My university and the small surrounding town in which it is located harbors so many memories, both good and bad, that it often feels more like home to me than the town where I have lived since birth. Last year, as my closest friends in the class year above me prepared to graduate and start their futures, I found myself in an almost constant state of nostalgia. I refused to acknowledge the change that was quickly approaching. I looked back on my college years with a fondness so blind that I viewed my environment as a place of security and happiness–willfully forgetting that this was also the place where I have felt the most depressed, the most lonely, the most betrayed. And although I wouldn’t change my college experience, because it has made me into the person I am today, I can’t help but feel like I have outgrown this place and am now being held back from bigger and better things.
Earlier this semester, I went to a pet store and set my sights on a bug-eyed goldfish. I asked the worker there if I could put it in the small, round plastic tank I had purchased. She replied that goldfish grow to their surroundings, and the larger tank that they are in, the bigger they are able to become. So yes, I could put the goldfish in that tank, but it wouldn’t be able to grow as much as it is capable. Sometimes I feel like I am in a too-small tank, and because of that, I am not able to grow any further. I ended up buying a beta fish.
As a college senior in my second semester, it seems like a waiting game until The Big G. It’s strange that, despite the clear purpose of attending college, I feel as if I have learned so much more about life while outside of the classroom. Being abroad taught me that I don’t actually fear change, I fear the lack of it. Living alone has taught me that despite my introverted personality, I need socialization to be mentally healthy. Dealing with toxic relationships has taught me that not everyone deserves to be my friend.
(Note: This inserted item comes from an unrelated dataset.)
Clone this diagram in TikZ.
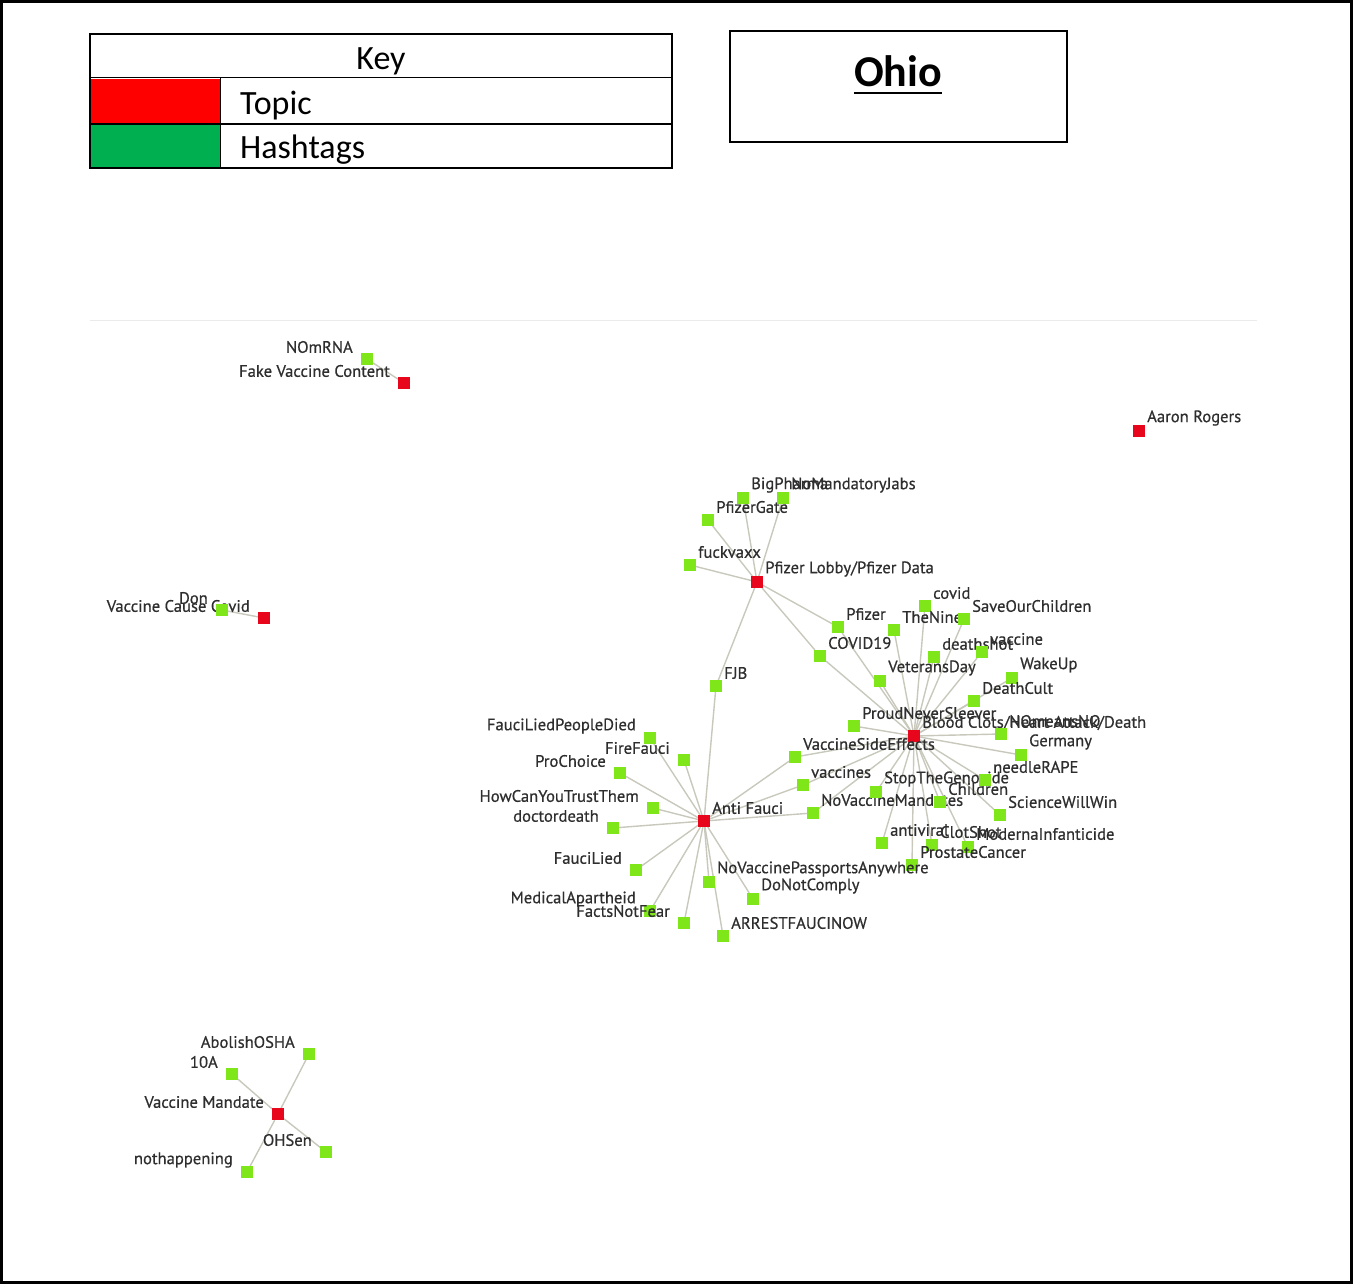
\documentclass[tikz,border=0pt]{standalone}
\usepackage{fontspec}
\setmainfont{Carlito}
\newfontfamily\lblfont[FakeBold=0.6]{PT Sans}
\usetikzlibrary{backgrounds}
\definecolor{topicred}{HTML}{E8061C}
\definecolor{hashgreen}{HTML}{7FE61A}
\definecolor{keyred}{HTML}{FF0000}
\definecolor{keygreen}{HTML}{00B050}
\definecolor{edgegray}{HTML}{C8C8BC}
\definecolor{lbltext}{HTML}{2E2E2E}
\definecolor{faint}{HTML}{EBEBEB}
% right-labelled node: name, x, y, text, style
\newcommand\nR[5]{\node[#5] (#1) at (#2,#3) {};
  \node[lbl,anchor=west] (#1-l) at ({#2+8},{#3-13}) {#4};}
% left-labelled node
\newcommand\nL[5]{\node[#5] (#1) at (#2,#3) {};
  \node[lbl,anchor=east] (#1-l) at ({#2-14},{#3-12}) {#4};}
\begin{document}
\begin{tikzpicture}[x=1pt,y=-1pt,
  tp/.style={fill=topicred,minimum size=12pt,inner sep=0pt,outer sep=0pt},
  hs/.style={fill=hashgreen,minimum size=12pt,inner sep=0pt,outer sep=0pt},
  lbl/.style={font=\lblfont\fontsize{16.6}{16.6}\selectfont,text=lbltext,inner sep=0pt},
  ed/.style={draw=edgegray,line width=1.4pt},
  keytxt/.style={font=\fontsize{34}{34}\selectfont,inner sep=0pt}]
\useasboundingbox (0,0) rectangle (1353,1284);
\draw[line width=2.5pt] (1.5,1.5) rectangle (1351.5,1282.5);

% Key table
\fill[keyred] (91,79) rectangle (220,124);
\fill[keygreen] (91,124) rectangle (220,168);
\draw[line width=1pt] (90,78) -- (672,78);
\draw[line width=2pt] (90,124) -- (672,124);
\draw[line width=1pt] (220,78) -- (220,168);
\draw[line width=1.4pt] (90,34) rectangle (672,168);
\node[keytxt,anchor=base] (keyt) at (381,70) {Key};
\node[keytxt,anchor=base west] (topict) at (240,115) {Topic};
\node[keytxt,anchor=base west] (hasht) at (240,159) {Hashtags};

% Ohio box
\draw[line width=2pt] (730,31) rectangle (1067,142);
\node[font=\bfseries\fontsize{44}{44}\selectfont,anchor=base,inner sep=0pt] (ohio) at (898,87) {Ohio};
\draw[line width=2.6pt] ([yshift=-6pt]ohio.base west) -- ([yshift=-6pt]ohio.base east);

% faint frame line of the network image
\draw[faint,line width=1pt] (90,321) -- (1257,321);

% Topics
\nL{fake}{404}{383}{Fake Vaccine Content}{tp}
\nR{aaron}{1139}{431}{Aaron Rogers}{tp}
\nL{vcc}{264}{618}{Vaccine Cause Covid}{tp}
\nR{pfl}{757}{582}{Pfizer Lobby/Pfizer Data}{tp}
\nR{anti}{704}{821}{Anti Fauci}{tp}
\nR{blood}{914}{736}{Blood Clots/Heart Attack/Death}{tp}
\nL{vm}{278}{1114}{Vaccine Mandate}{tp}

% Hashtags
\nL{nomrna}{367}{359}{NOmRNA}{hs}
\nL{don}{222}{610}{Don}{hs}

\nR{bigph}{743}{498}{BigPharma}{hs}
\nR{nomj}{783}{498}{NoMandatoryJabs}{hs}
\nR{pgate}{708}{520}{PfizerGate}{hs}
\nR{fvx}{690}{565}{fuckvaxx}{hs}
\nR{fjb}{716}{686}{FJB}{hs}

\nR{covid}{925}{606}{covid}{hs}
\nR{nine}{894}{630}{TheNine}{hs}
\nR{soc}{964}{619}{SaveOurChildren}{hs}
\nR{pfizer}{838}{627}{Pfizer}{hs}
\nR{covid19}{820}{656}{COVID19}{hs}
\nR{dshot}{934}{657}{deathshot}{hs}
\nR{vaccine}{982}{652}{vaccine}{hs}
\nR{vday}{880}{681}{VeteransDay}{hs}
\nR{wake}{1012}{678}{WakeUp}{hs}
\nR{dcult}{974}{701}{DeathCult}{hs}
\nR{proud}{854}{726}{ProudNeverSleever}{hs}
\nR{nomeans}{1001}{734}{NOmeansNO}{hs}
\nR{germany}{1021}{755}{Germany}{hs}
\nR{vse}{795}{757}{VaccineSideEffects}{hs}
\nR{vaccines}{803}{785}{vaccines}{hs}
\nR{nvm}{813}{813}{NoVaccineMandates}{hs}
\nR{stop}{876}{792}{StopTheGenocide}{hs}
\nR{children}{940}{802}{Children}{hs}
\nR{needle}{985}{780}{needleRAPE}{hs}
\nR{science}{1000}{815}{ScienceWillWin}{hs}
\nR{antiv}{882}{843}{antiviral}{hs}
\nR{clot}{932}{845}{ClotShot}{hs}
\nR{moderna}{968}{847}{ModernaInfanticide}{hs}
\nR{prostate}{912}{865}{ProstateCancer}{hs}

\nL{flpd}{650}{738}{FauciLiedPeopleDied}{hs}
\nL{fire}{684}{760}{FireFauci}{hs}
\nL{prochoice}{620}{773}{ProChoice}{hs}
\nL{howcan}{653}{808}{HowCanYouTrustThem}{hs}
\nL{docdeath}{613}{828}{doctordeath}{hs}
\nL{faucilied}{636}{870}{FauciLied}{hs}
\nL{medap}{650}{911}{MedicalApartheid}{hs}
\nL{facts}{684}{923}{FactsNotFear}{hs}
\nR{nvpa}{709}{882}{NoVaccinePassportsAnywhere}{hs}
\nR{dnc}{753}{899}{DoNotComply}{hs}
\nR{arrest}{723}{936}{ARRESTFAUCINOW}{hs}

\nL{abolish}{309}{1054}{AbolishOSHA}{hs}
\nL{tenA}{232}{1074}{10A}{hs}
\nL{ohsen}{326}{1152}{OHSen}{hs}
\nL{nothap}{247}{1172}{nothappening}{hs}

% Edges
\begin{pgfonlayer}{background}
\draw[ed] (fake) -- (nomrna);
\draw[ed] (vcc) -- (don);
\foreach \h in {bigph,nomj,pgate,fvx,fjb,pfizer,covid19}
  \draw[ed] (pfl) -- (\h);
\foreach \h in {fjb,flpd,fire,prochoice,howcan,docdeath,faucilied,medap,facts,nvpa,dnc,arrest,vse,vaccines,nvm}
  \draw[ed] (anti) -- (\h);
\foreach \h in {covid,nine,soc,pfizer,covid19,dshot,vaccine,vday,wake,dcult,proud,nomeans,germany,vse,vaccines,nvm,stop,children,needle,science,antiv,clot,moderna,prostate}
  \draw[ed] (blood) -- (\h);
\foreach \h in {abolish,tenA,ohsen,nothap}
  \draw[ed] (vm) -- (\h);
\end{pgfonlayer}
\end{tikzpicture}
\end{document}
I still have so much more learning to do, but I can’t do it here. College has become a jacket that once made me feel warm and secure but now fits a little too snugly. I have gotten everything I could have from this experience, and although graduation may bring some anxiety for the unknown, I am not afraid to leave this bubble and find new adventure. I notice how excited the freshman are for all the newness and promise that they are surrounded by, and I can see my younger self in their faces, but I also know that I no longer feel that way. And that is fine. It’s good, because it means I have grown. I will have that same excitement in a different place, far away from this one.